Tuesday, January 28, 2014

RON SILLIMAN ON PETE SEEGER

Sitting in a reading room at the O'Neill Library, Boston College, with Boyd Nielson about six or so months ago tearing through the entire run of the US culture and politics quarterly Socialist Review, I recall now how absolutely dumbstruck I was by an article from the March-April 1987 number titled "Pete Seeger and the Avant-Garde." Written by Ron Silliman, who was then executive editor of the journal, the essay is most immediately a riposte challenging an attack on Seeger and Si Kahn that appeared in The Nation under the sneering title "I Dreamed I saw MTV Last Night." In The Nation article Jesse Limisch, then a professor of history at SUNY Buffalo, lambasts folk music and radical film, specifically the documentaries Seeing Red (1983) and Union Maids (1976), as "aesthetically retrograde and deeply out of touch with the realities in America today." According to Silliman, however, what lurks beneath the desire Lemisch expresses for instances of cultural representation and production commensurate to this (or, more accurately, that) technologically advanced moment is, in the end, a desire for modes of cultural authenticity capable of accounting for developments on the terrain of mass media (i.e. MTV), deindustrialization, the rise of neoliberalism, the advance of globalization and so forth. But rather than merely savaging and discarding Lemisch's position, Silliman locates within it an opportunity to think the more troubling assumption upon which Lemisch's argument is built:
[T]o dismiss his position because it's empirically flawed fails to recognize it as the symptom of a deeper more serious issue: the uneasy relation between contemporary mass culture, thoroughly commodified, market governed, chock full of bourgeois and technical mystification, sexist, racist, you name it, and any art forms that aspire to offer an alternative experience of life. For Lemisch's argument is, in reality, a traditional complaint, although one aimed more often at what seems to be the furthest end of the spectrum from Si Kahn and Pete Seeger: those incomprehensible formalists of the avant-garde.
Silliman's critique is a canny, awe-inspiring thing to marvel at and a touching defense of Seeger against banal charges of cultural irrelevance. The essay undoubtedly wears its moment on its sleeve; the terms and phrasing deployed in the essay bear a timestamp that ruthlessly binds it to the coordinates of a dated debate between mainstream and fringe, center and periphery, inside and outside, corporate and grassroots. But Silliman's identification of an oppositional folk culture ridiculed for gazing nostalgically back toward greener pastures with a forward-looking, intellectually sophisticated and technologically savvy cultural avant-garde concerned primarily with formal innovation is a fascinating gesture that most certainly merits further consideration. Take for example the following passages:
So where do Si Kahn and Peter Seeger fit? As drawn by Lemisch, the boundary around market culture excludes folk music and if, as he implies, only the market is pertinent to the life of the masses, picking up a banjo would indeed be a self-isolating gesture. But if these borders are permeable, or if folk music and other oppositional genres actually fall within the circle, then what is needed is a radically different conception of their place, their role and their politics.  
Here the history of the avant-garde has a lot to offer. If folk is an ensemble of practices centered on musical genres that, because they were mostly rural, preceded market culture, then a major, if not primary, political function of folk music is, by its very opposition to commerciality and commercial technique, to foreground those same institutional structures of which it refuses to partake. Like the avant-garde with which it shares so many of these features, folk has a politics implicit within its form.  
What Silliman here frames as "commerciality" obviously refers to the culture industry at large and in its totality. The assumption of course — the correct assumption — is that nothing escapes capital, nothing escapes the limits of the market, and Silliman appears to imply that this inescapability is something Seeger and other folk artists are very well aware of. The three-quarters of a century Seeger devoted to activism, to actively organizing and challenging power, would certainly seem to suggest as much and, while Seeger insisted on the enduring efficacy of seemingly outmoded cultural forms and practices, he seems to have suffered no illusions.
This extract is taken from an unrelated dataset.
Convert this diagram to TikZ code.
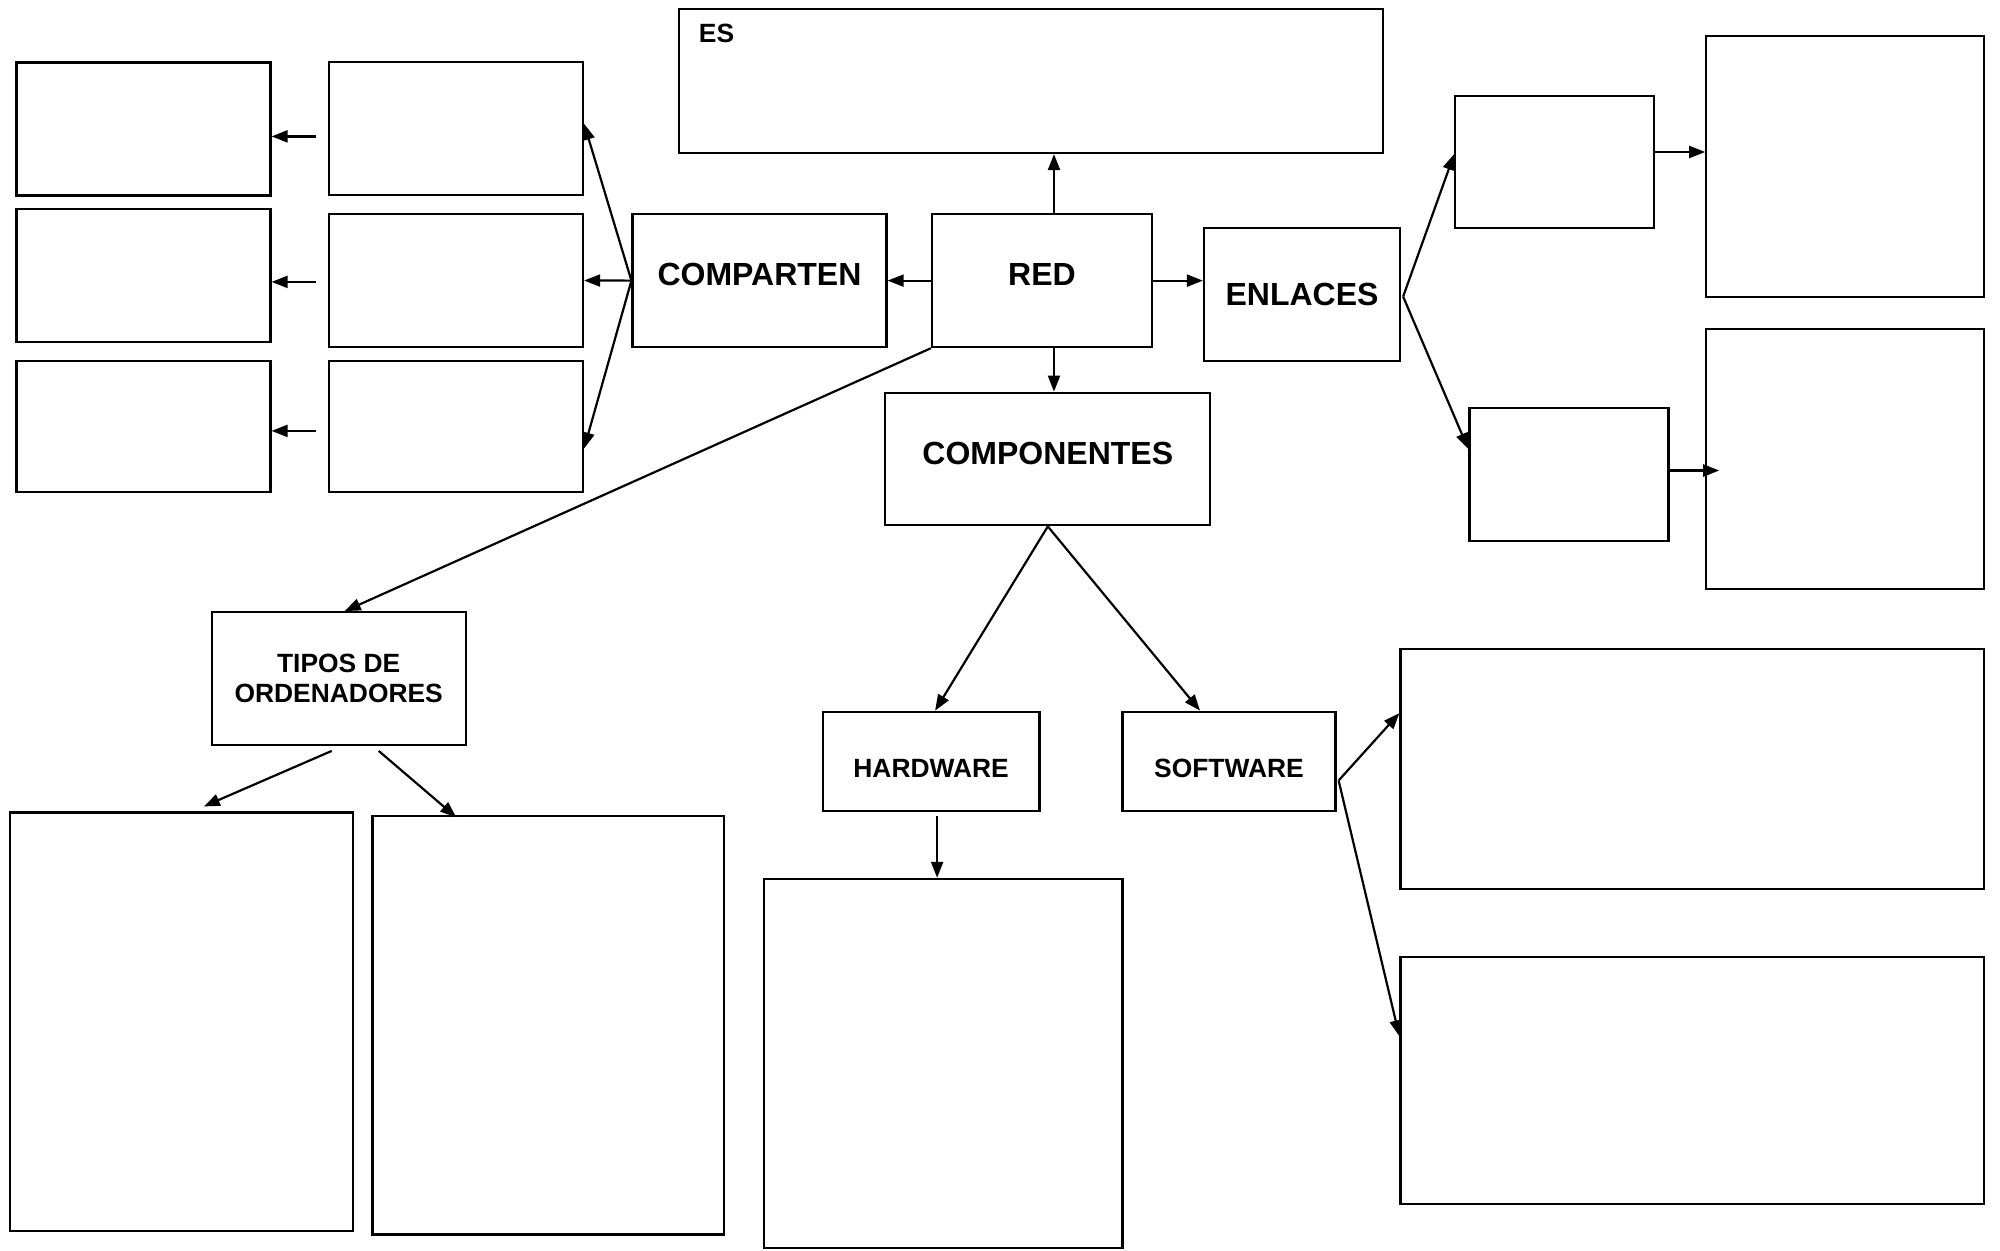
\documentclass[tikz,border=0pt]{standalone}
\usepackage{fontspec}
\setmainfont{Liberation Sans}
\usetikzlibrary{arrows.meta, positioning}

\tikzset{
  caja/.style={draw, line width=1.1pt, inner sep=0pt, align=center},
  grande/.style={font=\bfseries\fontsize{16}{19}\selectfont},
  chica/.style={font=\bfseries\fontsize{13.2}{15.3}\selectfont},
  arriba/.style={text height=11.5pt, text depth=6.4pt},
  abajo/.style={text height=15.9pt, text depth=0pt},
  flecha/.style={->, line width=1.1pt}
}

\begin{document}
\begin{tikzpicture}[x=0.5pt, y=-0.5pt, >={Triangle[length=8pt, width=6pt]}]

      \useasboundingbox (0,0) rectangle (2000,1250);

      % Bloque central
      \node[caja, grande, arriba, minimum width=110pt, minimum height=66.5pt] (red) at (1042,280.6) {RED};
      \node[caja, chica, minimum width=352pt, minimum height=72pt,
            label={[chica, anchor=north west, inner sep=0pt, xshift=10.5pt, yshift=-8pt]north west:ES}] (es) at (1030.6,81) {};

      % Comparten (izquierda)
      \node[caja, grande, arriba, minimum width=127pt, minimum height=66.5pt] (comparten) at (759.5,280.6) {COMPARTEN};
      \node[caja, minimum width=127pt, minimum height=66.5pt] (cpa) at (456,128.8) {};
      \node[caja, minimum width=127pt, minimum height=66.5pt] (cpb) at (456,280.5) {};
      \node[caja, minimum width=127pt, minimum height=65.5pt] (cpc) at (456,426.5) {};
      \node[caja, minimum width=127pt, minimum height=66.5pt] (lda) at (143.5,128.9) {};
      \node[caja, minimum width=127pt, minimum height=66.5pt] (ldb) at (143.5,275.5) {};
      \node[caja, minimum width=127pt, minimum height=65.5pt] (ldc) at (143.5,426.5) {};

      % Enlaces (derecha)
      \node[caja, grande, minimum width=98pt, minimum height=66.5pt] (enlaces) at (1302,294.6) {ENLACES};
      \node[caja, minimum width=99.5pt, minimum height=66.3pt] (ena) at (1554.8,162) {};
      \node[caja, minimum width=139pt, minimum height=130.7pt] (enb) at (1845.3,166.5) {};
      \node[caja, minimum width=99.5pt, minimum height=66.3pt] (enc) at (1568.9,474.5) {};
      \node[caja, minimum width=139pt, minimum height=130pt] (end) at (1845.3,459) {};

      % Componentes
      \node[caja, grande, arriba, minimum width=162.5pt, minimum height=66.3pt] (componentes) at (1047.8,459) {COMPONENTES};
      \node[caja, chica, abajo, minimum width=108.4pt, minimum height=49.8pt] (hardware) at (931.1,761.5) {HARDWARE};
      \node[caja, chica, abajo, minimum width=106.5pt, minimum height=49.8pt] (software) at (1229,761.5) {SOFTWARE};
      \node[caja, minimum width=179.2pt, minimum height=184.5pt] (hwa) at (943.2,1063.4) {};
      \node[caja, minimum width=291.8pt, minimum height=119.9pt] (swa) at (1692.3,769.1) {};
      \node[caja, minimum width=291.8pt, minimum height=123.7pt] (swb) at (1692.3,1080.3) {};

      % Tipos de ordenadores
      \node[caja, chica, minimum width=127pt, minimum height=66.3pt] (tipos) at (338.7,678.5) {TIPOS DE\\ORDENADORES};
      \node[caja, minimum width=171.5pt, minimum height=209.3pt] (tpa) at (181.8,1021.8) {};
      \node[caja, minimum width=175.8pt, minimum height=209.1pt] (tpb) at (548.2,1025.4) {};

      % Flechas desde RED
      \draw[flecha] ([xshift=6pt]red.north) -- ([xshift=6pt]red.north |- es.south);
      \draw[flecha] ([xshift=6pt]red.south) -- ([xshift=6pt]red.south |- componentes.north);
      \draw[flecha] (red.west) -- (comparten.east);
      \draw[flecha] (red.east) -- (red.east -| enlaces.west);
      \draw[flecha] (red.south west) -- ([xshift=3pt]tipos.north);

      % Flechas de COMPARTEN
      \draw[flecha] (comparten.west) -- ([yshift=2.5pt]cpa.east);
      \draw[flecha] (comparten.west) -- (cpb.east);
      \draw[flecha] (comparten.west) -- ([yshift=-11pt]cpc.east);
      \draw[flecha] ([xshift=-6pt,yshift=-3.8pt]cpa.west) -- ([yshift=-3.8pt]cpa.west -| lda.east);
      \draw[flecha] ([xshift=-6pt,yshift=-0.7pt]cpb.west) -- ([yshift=-0.7pt]cpb.west -| ldb.east);
      \draw[flecha] ([xshift=-6pt,yshift=-2.2pt]cpc.west) -- ([yshift=-2.2pt]cpc.west -| ldc.east);

      % Flechas de ENLACES
      \draw[flecha] ([xshift=1pt,yshift=-1pt]enlaces.east) -- ([yshift=4pt]ena.west);
      \draw[flecha] ([xshift=1pt,yshift=-1pt]enlaces.east) -- ([yshift=12.7pt]enc.west);
      \draw[flecha] ([yshift=5pt]ena.east) -- ([yshift=5pt]ena.east -| enb.west);
      \draw[flecha] ([yshift=2pt]enc.east) -- ([xshift=7pt,yshift=2pt]enc.east -| end.west);

      % Flechas de COMPONENTES
      \draw[flecha] (componentes.south) -- ([xshift=2pt]hardware.north);
      \draw[flecha] (componentes.south) -- ([xshift=-14.5pt]software.north);
      \draw[flecha] ([xshift=3pt,yshift=-2pt]hardware.south) -- ([xshift=3pt]hardware.south |- hwa.north);
      \draw[flecha] ([xshift=1pt,yshift=-9.5pt]software.east) -- ([yshift=28pt]swa.west);
      \draw[flecha] ([xshift=1pt,yshift=-9.5pt]software.east) -- ([yshift=22pt]swb.west);

      % Flechas de TIPOS
      \draw[flecha] ([xshift=-3.5pt,yshift=-2.5pt]tipos.south) -- ([xshift=11pt,yshift=2.5pt]tpa.north);
      \draw[flecha] ([xshift=20pt,yshift=-2.5pt]tipos.south) -- ([xshift=-46pt,yshift=-1pt]tpb.north);

\end{tikzpicture}
\end{document}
Unfortunately Silliman never republished this essay from Socialist Review, presumably due, if only in part, to the narrow specificity of the debate with Lemisch to which it is tied. But there are indeed some startling moments within the essay and against whatever troubling claims and assumptions occasionally emerge throughout the essay I find myself deeply admiring the scope of the material Silliman handles and the contradictory links he forges in defense of Seeger.

NB: 1.29.2014: Silliman transcribed and posted "Pete Seeger and the Avant-Garde."